なお、許認可が必要な事業や、自治体や大手企業と取引をする場合などで、法人であることが必要になる場合があります。それらに該当するときは、会社(または適切な法人)で事業を始める必要があるでしょう。

(2)規模を拡大しやすい
自分以外の人も巻き込んで事業を行う予定の場合は、会社(特に「株式会社」)の方が適している可能性が高いです。具体的には、
・誰かと共同して事業を始める
・第三者からも、お金を出資してもらう
などの場合です。

会社を選ぶデメリット

(1)費用がかかる
個人事業主では発生しないが、会社だと発生する費用があります。
①税理士費用
会社は、年1度決算という作業を行い、年度の売上や利益を計算して、税務署に法人税を申告する必要があります。
この「法人税申告書の作成」という作業は、非常に専門性が高く、知識がない人が行うことは非常に困難です。

この「法人税申告書」にあたるのは、個人事業主の場合は、「確定申告」というものです。こちらは聞いたことがある方が多いかと思います。年1度、2~3月に提出します。

「確定申告」の場合は、難しくないとは言いませんが、特に小規模で事業を行っている方は、税理士に委託することなく自分で完結されている方も相当数いらっしゃいます。また、税務署や商工会議所の行っている相談会などを利用することもできます。

一方で、会社にする場合は、税理士に委託する費用が発生することは避けられません。
また、一般的な税理士事務所の場合、個人よりも法人の方が費用が高くなります。それだけ、法人税の申告書を作成する作業が大変だ、ということですね。税理士への費用は、申告書の作成だけを年1度だけ委託する場合であっても、10万円程度は見ておく必要があります。

②法人住民税均等割
聞いたことが無い方がほとんどかと思います。私たち個人は、住んでいる自治体に住民税を納めていますが、その法人バージョンです。
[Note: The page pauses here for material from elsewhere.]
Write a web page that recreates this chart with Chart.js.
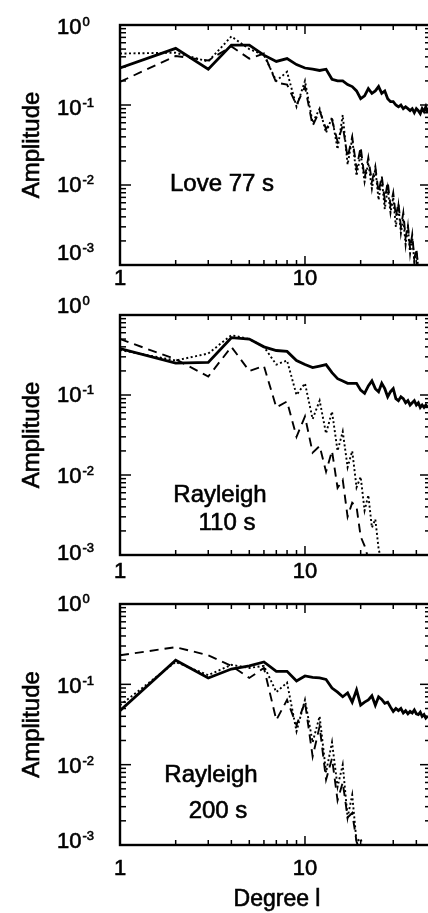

(「法人住民税」といいます)
法人住民税は、利益の額に応じて納める部分と、利益に関わらず発生する部分(これを均等割といいます)があります。この金額は、年間7万円程度となります。

③設立費用
法人を作るには、いろいろな書類を作成して「登記」という作業を行う必要があります。登記には、登録免許税という税金が発生し、法人の種類や規模によって異なりますが、概ね6万円~15万円が必要になります。

また、設立に必要な書類作成は、知識が無い方が行うのは、かなり難しいと言えます。
自分でやる以外の方法では、司法書士という専門家に委託する必要があります。
司法書士に委託する費用は、7万円前後が相場です。

しかしながら、マネーフォワードfreeeでは、設立登記を委託することができ、利用料は無料です。(登録免許税などの実費は必要になりますが、司法書士への委託費用は0円です。また、電子設立によるメリットも受けることができます)
サービスへの囲い込みとして運営会社が行っている先行投資です。積極的に検討する価値があるかと思います。

(2)社会保険の加入義務がある
法人の場合、フルタイムの従業員を1名でも採用した場合、必ず社会保険(健康保険・厚生年金)に加入させる必要があります。(個人事業主の場合は5名未満ならば任意)
社会保険料は、会社と従業員が折半することになっているので、その分の費用が発生しますし、社会保険に関連する事務手続きも煩雑です。

結論

個人的な意見としては、起業する最初の段階では、「個人事業主」のほうがよいかと思います。(会社にするべき理由があれば別です)
理由としては、上記のデメリットが大きいこともありますが、何より、「スモールスタート」が原則だからです。
なるべく費用をかけず、とりあえずスピーディに始めてみる。ダメなら方向転換をしたり、最悪辞めればよいわけですが、そういった意味でも、かける費用は少ない方が有利です。

事業が軌道に乗れば、その時に会社を設立すればよいわけです。(これを「法人成り」といいます)
一方で、会社を作って事業を始めてしまうと、それを廃止して個人事業主に戻すのはなかなか骨が折れますし、支払った設立費用が戻ってくるわけでもありません。